Last modified September 9, 2013
This subsection of the ‘Sequence annotation (Features)’ section reports difference(s) between the canonical sequence (displayed by default in the entry) and the different sequence submissions merged in the entry. These various submissions may originate from different sequencing projects, different types of experiments, or different biological samples. Sequence conflicts are usually of unknown origin.
The ‘Sequence conflict’ subsection indicates the position at which a submitted sequence differs from the canonical sequence, the resulting change in the protein sequence and the reference corresponding to the differing sequence report.
We usually define the canonical sequence as the most frequent protein sequence or the most conserved in orthologous species. For organisms whose genome has been fully sequenced, we generally define the canonical protein sequence as the one derived from the translation of the genomic sequence. All sequence conflicts are described with reference to this canonical sequence.

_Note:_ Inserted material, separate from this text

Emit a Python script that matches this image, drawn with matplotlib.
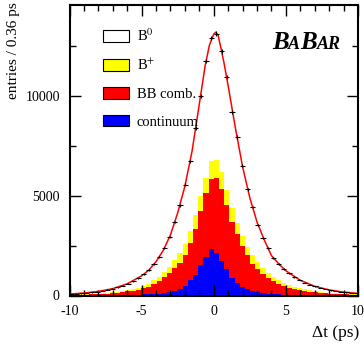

The sequence differences described in this subsection complement those in the ‘Sequence caution’ subsection of the ‘General annotation (Comments)’ section, which describes substantial sequence differences, such as errors in translation, frameshifts or erroneous gene model predictions.
Sequence conflicts are usually of unknown origin: they may originate from sequencing errors or may be a yet uncharacterized natural polymorphism (SAP). If a sequence conflict turns out to be an actual SAP, the annotation is updated and the variation deleted from this subsection and reported in the ‘Natural variations’.